Jesse Jackson reshaping goals of Rainbow Coalition

Jesse Jackson shook the American political tree in 1984. Although he wasn't the first black to seek a major-party nomination for president - Shirley Chisholm, who was a New York congresswoman at the time, did so in 1972 - the Rev. Mr. Jackson was the first to go to a national party convention with enough committed delegates to be a power broker.

And as one of the three Democratic presidential candidates who stayed the course all the way to San Francisco, Jackson was an unremitting reminder to Sen. Gary Hart and former Vice-President Walter Mondale of issues important to his constituency.

Now Jackson is trying to mold the political following he amassed - which he calls the Rainbow Coalition - into a cohesive organization that can influence both party politics and national policy.

Presiding Dec. 17 and 18 at a Chicago meeting called to set up a formal organization, Jackson declared: ''We're in a vintage year for coalition building! This new coalition crosses racial lines, stretches beyond geographical regions, spreads beyond religious beliefs, and bypasses sexual barriers.''

Besides positioning the Rainbow Coalition as a political vehicle that could propel him into the 1988 presidential race, Jackson has been busy lately trying to raise enough money to pay off his $700,000 debt from the 1984 campaign. He has so far raised more than $250,000, and may be near his goal of $350,000 which , with matching federal funds, would put the financial cap on the historymaking '84 campaign.

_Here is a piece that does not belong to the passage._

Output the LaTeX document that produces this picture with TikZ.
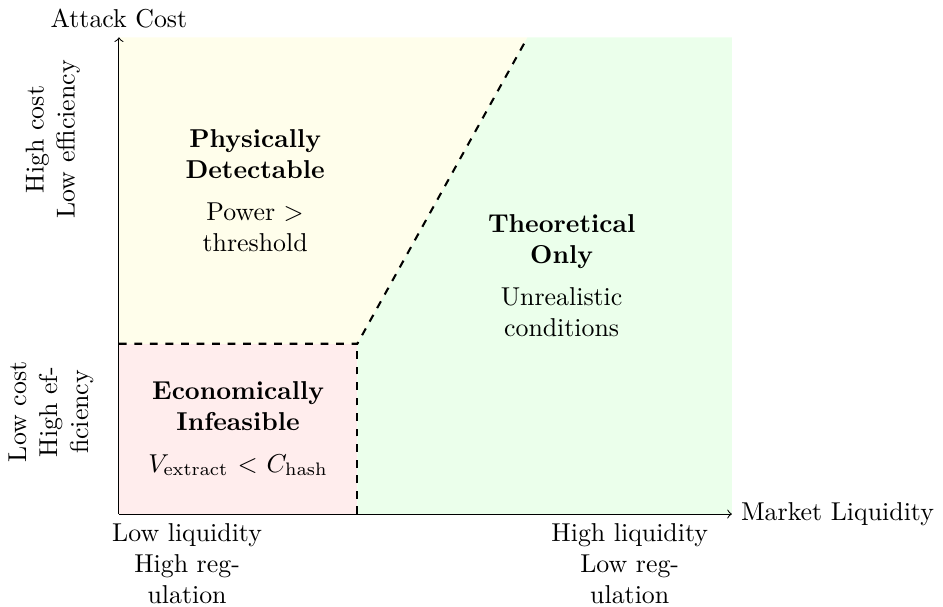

Jackson apparently has decided not to reclaim his office as national leader of Operation PUSH (People United to Serve Humanity), the civil rights organization he founded in the 1960s, with headquarters in Chicago.

He says the Rainbow Coalition, while obviously political, ''will not be pocketed in any one-party bag. We'll support Democrats. We'll back Republicans when they are right. We'll stand with independents, too.

''We have room for the locked out, the rejected, the poor, whites, blacks, Hispanics, Asian-Americans, and native Americans.''

Rainbow Coalition leaders ''will not wait for opinion polls,'' he said. ''We must go forward even if it hurts to do right. We can't give up on the dream.''

The Rainbow has scheduled three events for early 1985 - a Jan. 12 nationwide, money-raising ''radiothon'' hosted by Bill Cosby; a Jan. 18 ''Ring Around the White House'' to protest South Africa's apartheid policies, and a March convention (the date is not yet set) in Gary, Ind., to elect national officers, says press spokeswoman Joyce Ferriabough.

As for personal plans, Jackson indicates he may go to South Africa in early February in response to an invitation from Episcopal Bishop Desmond Tutu, the 1984 Nobel Peace Prize winner. Bishop Tutu will officially become head of the South African Episcopal Church on Feb. 4. Jackson says he also plans to go to Nicaragua to attend inauguration festivities Jan. 10. And his wife, Jacqueline, will be traveling to Ethopia, Somali, and the Sudan.

As to PUSH, Jackson says: ''Times have changed; issues have changed since Operation PUSH was founded. In those days I wore dashikis and jeans. I have switched to suits in the 1980s. Things we talked about then - black mayors of big cities, reapportionment of congressional and state legislative districts - were radical. They are realities today. Times have changed. We have changed.'' But he is not severing his ties with either PUSH or Chicago, where the Rainbow Coalition also will have its headquarters.